While Darcy acts out his replay, the game has continued around him. "You'd feel pretty stupid if your opponents scored while you were in slow motion," I tell him to little effect. The pitch is his stage: the compulsion to milk every ounce from an incident cannot be resisted.

Perhaps subconsciously Darcy is polishing the incident in order to fix it in his memory bank, the better to summon it later when he is lying in bed, or staring out of the window during a dull lesson at school. I still find myself downloading the highlights of a game of football or squash I have played that day as I drift off to sleep. As a consequence I possess a mental library full of snapshots from my sporting life at all ages, sharper, better focused and more highly coloured then my impressionistic memories of people or places, let alone the blank sheets where, for instance, the entire science curriculum from my school years should be stored.

Some of the sports action found here seems so banal that it is impossible to work out why it struck me at the time: In one clip filed away when I was eight - Darcy's age today - I run across the pitch to intercept a ball before it reaches the opposing winger. Could this have been the first time I was able to "read the game", as commentators say? And if so, would I have recognised it then?

Other incidents are logged for more obvious reasons. A few years later, I caught the ball with a left-footed volley that was bound for the goal until a beefy boy from the year above me headed if off the line. He then had to retire from the pitch for 10 minutes nursing a headache, which almost made up for my disappointment at not scoring.

When ageing sports stars retire, they routinely tell the world: "I'll always have my memories." But if you've spent the best part of your life scoring breathtaking goals and serving aces, where do you start? David Gower's personal reel of his top 100 cricket shots must be a succession of perfectly timed, crisply executed drives and hooks, which soon acquires the monotony of watching match highlights.

I was never a contender, which makes the memory-editing process much easier - there's so little decent material to choose from, so even goals tapped in from a couple of feet get remembered from one season to the next. If I turn to the cricket file and call forth the selection of cover drives, there is precisely one on offer - which is why it is such a golden- hued memory, to be brought out and pored over at any opportunity.

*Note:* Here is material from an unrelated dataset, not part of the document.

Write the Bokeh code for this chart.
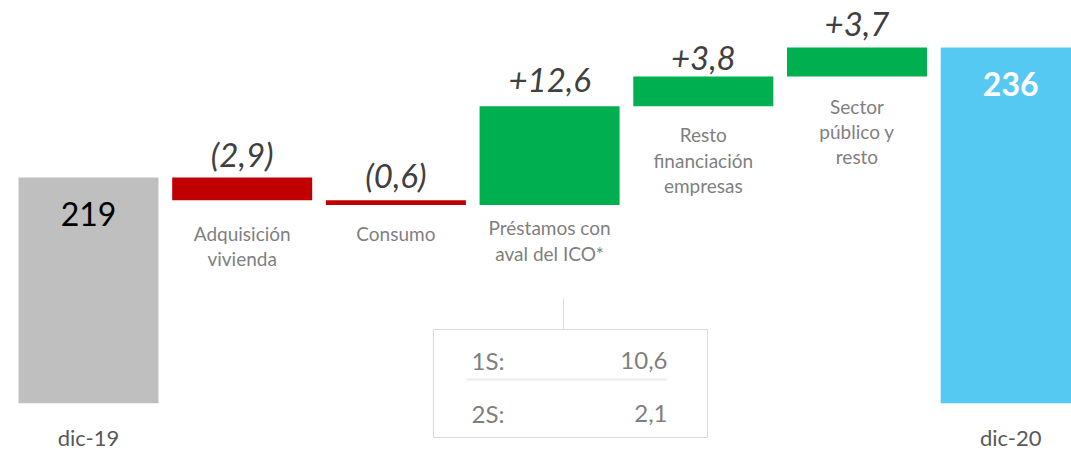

It's a hot day in Australia, circa 1985, and the bowler pounds in to release a quickish ball to a good length just outside my off stump. For once in my undistinguished cricket career, everything goes according to the book: early backswing, foot forward, weight transferred with the shot, swing through the line of the ball which strikes the meat of the bat and accelerates away in a beautiful curve. I set off for a run, but ease back almost immediately in the certain knowledge that it will beat the fielders to the boundary.

What perfect joy - but why is it that my memories of sport are so straight- forwardly enjoyable? Other memories, no matter how happy, are tinged with feelings of loss, regret and transience: where is that person now, why aren't I still lying on that idyllic beach, young and carefree? When I recall golden moments from my sporting life, by contrast, it is enough that for a split second I knew what it was like to hit the perfect backhand volley.

So my advice to Darcy is: store up your sporting memories by all means, you may need them. But wait till the game's over.